Inspired stuff, eh? Did i mention it comes with that dull, chugging American version of goth-music that was everywhere in nineties, and fewer acting chops than you might expect from your local butcher's window.

However, HOWEVER. I did quite like it. Sure, it's the sort of film that IMDB reviewers would describe as a "turn off your brain, get a pizza and a six-pack" classic but in fact it's not quite that stupid. Furlong is remarkably unaffected and scuzzy and, despite the uber-boobedness of many of the women, the playing is fairly naturalistic.
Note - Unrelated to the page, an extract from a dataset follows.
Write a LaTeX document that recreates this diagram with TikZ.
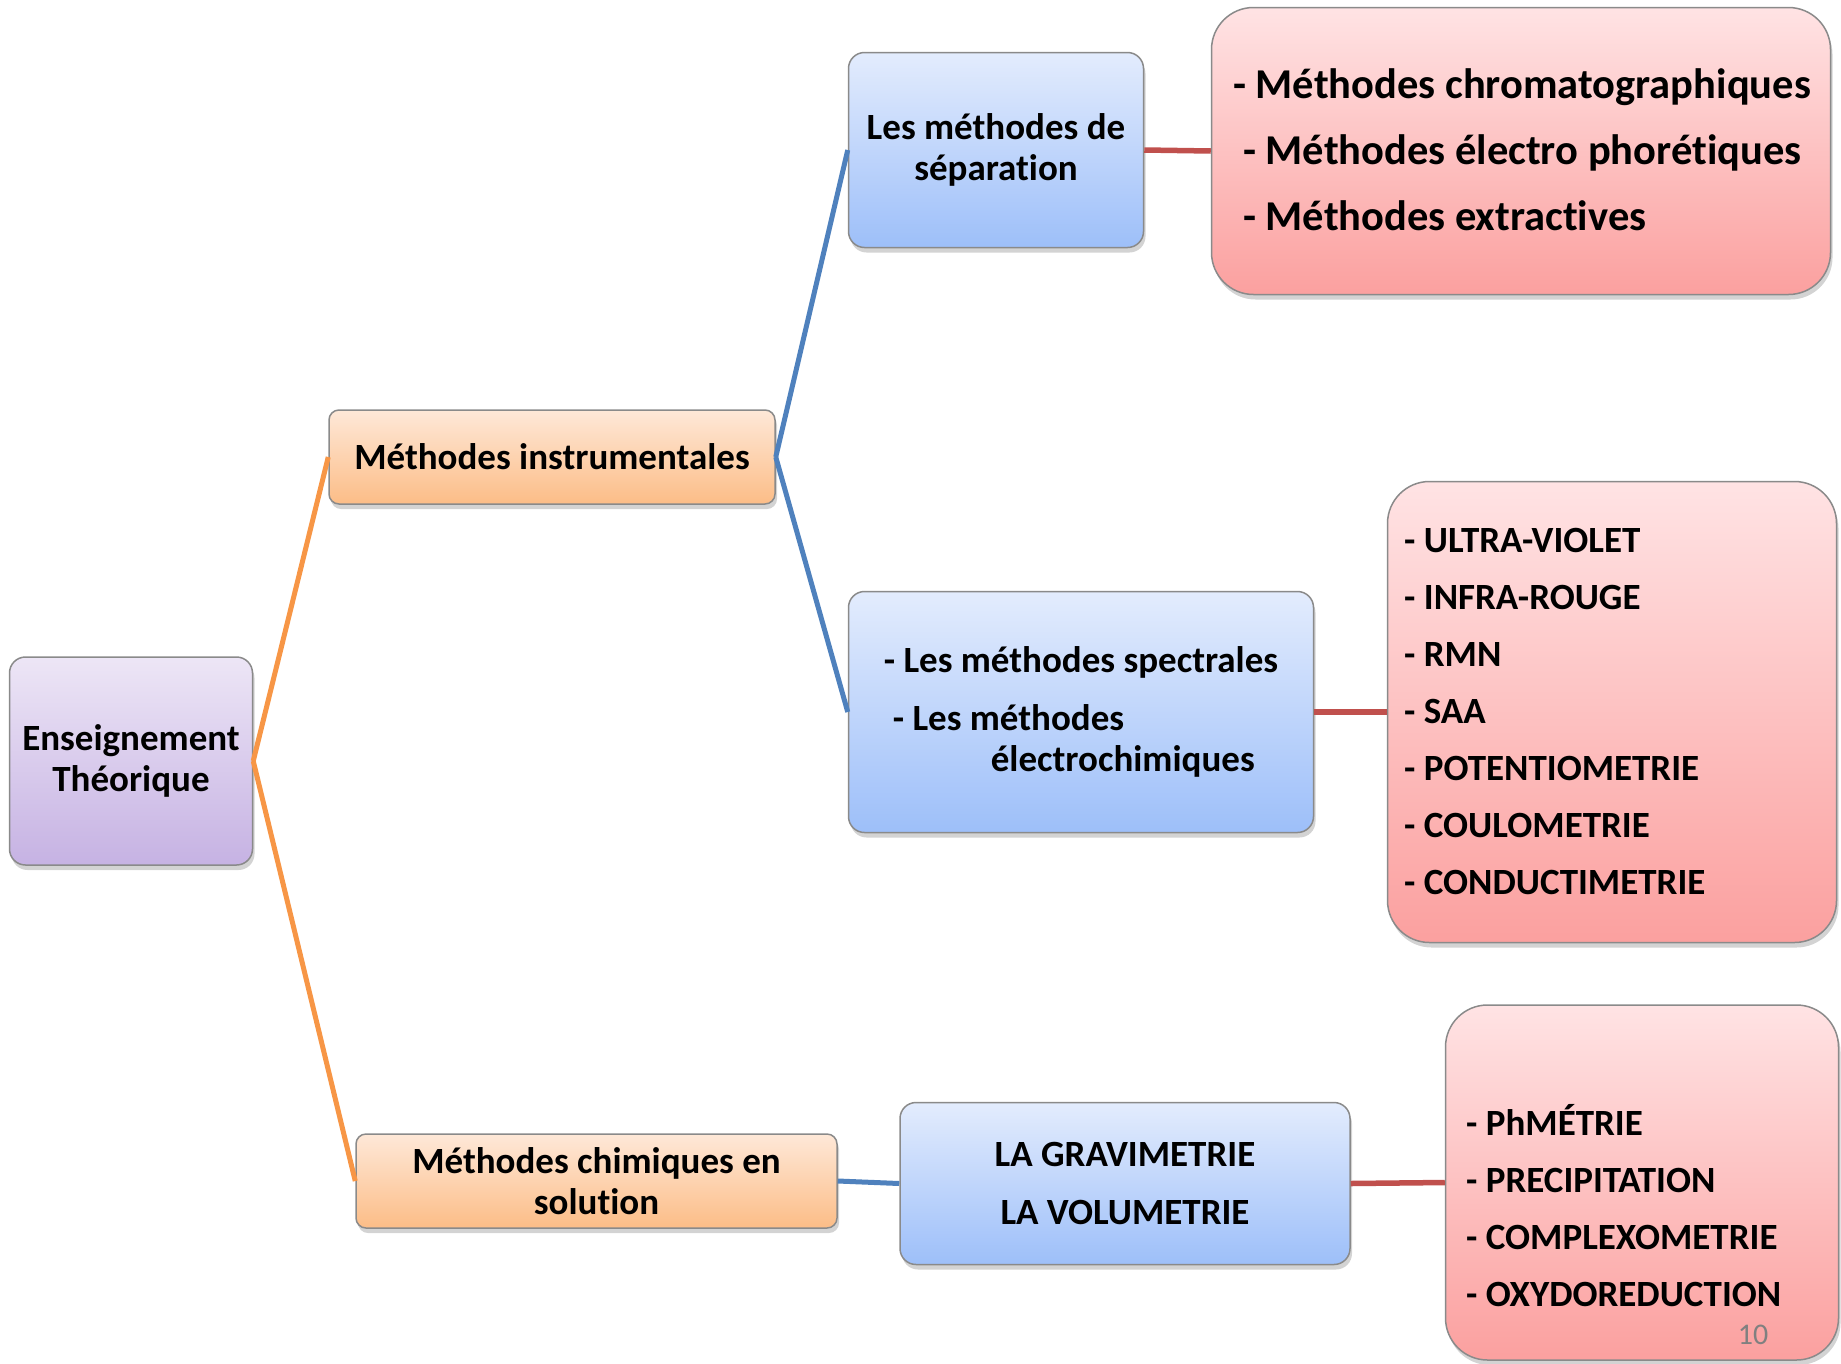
\documentclass[tikz,border=0pt]{standalone}
\usepackage{fontspec}
\setmainfont{Carlito}[Ligatures=NoCommon]
\usetikzlibrary{shadows}
\definecolor{purpT}{HTML}{EDE6F6}
\definecolor{purpB}{HTML}{C6B2E3}
\definecolor{oraT}{HTML}{FEE8D8}
\definecolor{oraB}{HTML}{FCBD87}
\definecolor{bluT}{HTML}{E3ECFD}
\definecolor{bluB}{HTML}{9DBFF9}
\definecolor{redT}{HTML}{FFE3E4}
\definecolor{redB}{HTML}{FBA09F}
\definecolor{lineO}{HTML}{F79646}
\definecolor{lineB}{HTML}{4F81BD}
\definecolor{lineR}{HTML}{C0504D}
\definecolor{edge}{HTML}{8A8A8A}
\tikzset{
  basebox/.style={draw=edge, line width=1.5pt, inner sep=0pt,
    drop shadow={opacity=0.35, shadow xshift=2pt, shadow yshift=-5pt},
    font=\fontsize{37}{41}\selectfont\bfseries, align=center},
  purplebox/.style={basebox, rounded corners=16pt, top color=purpT, bottom color=purpB},
  orangebox/.style={basebox, rounded corners=10pt, top color=oraT, bottom color=oraB},
  bluebox/.style={basebox, rounded corners=16pt, top color=bluT, bottom color=bluB},
  redbox/.style={basebox, rounded corners=42pt, top color=redT, bottom color=redB},
  listtxt/.style={anchor=base west, inner sep=0pt, font=\fontsize{37}{41}\selectfont\bfseries},
  bigtxt/.style={anchor=base west, inner sep=0pt, font=\fontsize{42.5}{46}\selectfont\bfseries},
  linkO/.style={draw=lineO, line width=5pt},
  linkB/.style={draw=lineB, line width=5pt},
  linkR/.style={draw=lineR, line width=5.5pt},
}
\begin{document}
\begin{tikzpicture}[x=1pt,y=-1pt]
\useasboundingbox (0,0) rectangle (1841,1363);
% boxes
\node[purplebox, minimum width=243pt, minimum height=208pt] (ens) at (131,761) {Enseignement\\Théorique};
\node[orangebox, minimum width=446pt, minimum height=94pt] (instr) at (552,457) {Méthodes instrumentales};
\node[orangebox, minimum width=481pt, minimum height=94pt] (chim) at (596.5,1181) {Méthodes chimiques en\\solution};
\node[bluebox, minimum width=295pt, minimum height=195pt] (sep) at (996,150) {Les méthodes de\\séparation};
\node[bluebox, minimum width=465pt, minimum height=241pt] (spec) at (1081,712) {};
\node[bluebox, minimum width=450pt, minimum height=162pt] (grav) at (1125,1183.5) {LA GRAVIMETRIE\\[17pt]LA VOLUMETRIE};
\node[redbox, minimum width=619pt, minimum height=287pt] (red1) at (1521,151) {};
\node[redbox, minimum width=449pt, minimum height=461pt] (red2) at (1612,712) {};
\node[redbox, minimum width=393pt, minimum height=355pt] (red3) at (1642,1182.5) {};
% connectors
\path[linkO] (ens.east) -- (instr.west);
\path[linkO] (ens.east) -- (chim.west);
\path[linkB] (instr.east) -- (sep.west);
\path[linkB] (instr.east) -- (spec.west);
\path[linkB] (chim.east) -- (grav.west);
\path[linkR] (sep.east) -- (red1.west);
\path[linkR] (spec.east) -- (red2.west);
\path[linkR] (grav.east) -- (red3.west);
% texts of spectral box
\node[listtxt, align=left, anchor=center] (spectxt) at (spec.center) {- Les méthodes spectrales\\[17pt]\hspace*{9pt}- Les méthodes\\\hspace*{107pt}électrochimiques};
% red box 1
\node[bigtxt] (r1a) at (1233,98) {- Méthodes chromatographiques};
\node[bigtxt] (r1b) at (1243,164) {- Méthodes électro phorétiques};
\node[bigtxt] (r1c) at (1243,230) {- Méthodes extractives};
% red box 2
\node[listtxt] (r2a) at (1404,552) {- ULTRA-VIOLET};
\node[listtxt] (r2b) at (1404,609) {- INFRA-ROUGE};
\node[listtxt] (r2c) at (1404,666) {- RMN};
\node[listtxt] (r2d) at (1404,723) {- SAA};
\node[listtxt] (r2e) at (1404,780) {- POTENTIOMETRIE};
\node[listtxt] (r2f) at (1404,837) {- COULOMETRIE};
\node[listtxt] (r2g) at (1404,894) {- CONDUCTIMETRIE};
% red box 3
\node[listtxt] (r3a) at (1466,1135) {- PhMÉTRIE};
\node[listtxt] (r3b) at (1466,1192) {- PRECIPITATION};
\node[listtxt] (r3c) at (1466,1249) {- COMPLEXOMETRIE};
\node[listtxt] (r3d) at (1466,1306) {- OXYDOREDUCTION};
\node[anchor=base, inner sep=0pt, font=\fontsize{30}{34}\selectfont, text=gray] (pnum) at (1753,1344) {10};
\end{tikzpicture}
\end{document}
There are some great lines: "Maybe pantry is French for fucking deathtrap" and "she stuck a lipstick in her boob and it fell out of her pussy, okay?". It's the okay that gets me every time!

And it has the best "breasts-behaving-badly" scene since Ken Russell's "Gothic".

By the end you are really rooting for Monica Keena's Maddie, so much so that at the rather matter of fact end to the film,she makes it seem cool and stylish, rather than hastily pat. No mean feat.

So "Night of the Demons" came from behind, hacked bloodily away at my preconception and eventually made me like it. Though maybe i'm not such hard-arse after all: I DID thrill to the blink and you miss it Linnea Quiqley cameo. And it takes a special kind of pathetic nerd to do that!

The Deadly Optician

Watching Dr Who, The Deadly Asassin. One of the Time Lords appears to be wearing glasses. What an affectation!

(Yes, this what I'm doing instead of working. Actually it's worse - this is what I'm doing while i'm working!)

Peter Butterworth in Carry on Behind

Two days crippled with the worst kind of flu known to man, man flu*, but the will to power up my cheapo lap-top is undiminished. Completed four illustrations for an article for a Belfast arts magazine and have forty pages of notes to type up for the final two chapters of "The Improving Parents" - "The No-Show" and "The Ball". I also have to review "Daughters of Darkness" and "Night of the Demons" for an on-line magazine. The it's not the fantastic Tourneur version of "Night of the Demons" but some crappy modern version featuring scantily clad women and plastic prosthetics. Ho hum.

By the way Adrienne Posta is by far the best looking woman in Carry on Behind, despite looking like a panda eyed Jon Pertwee.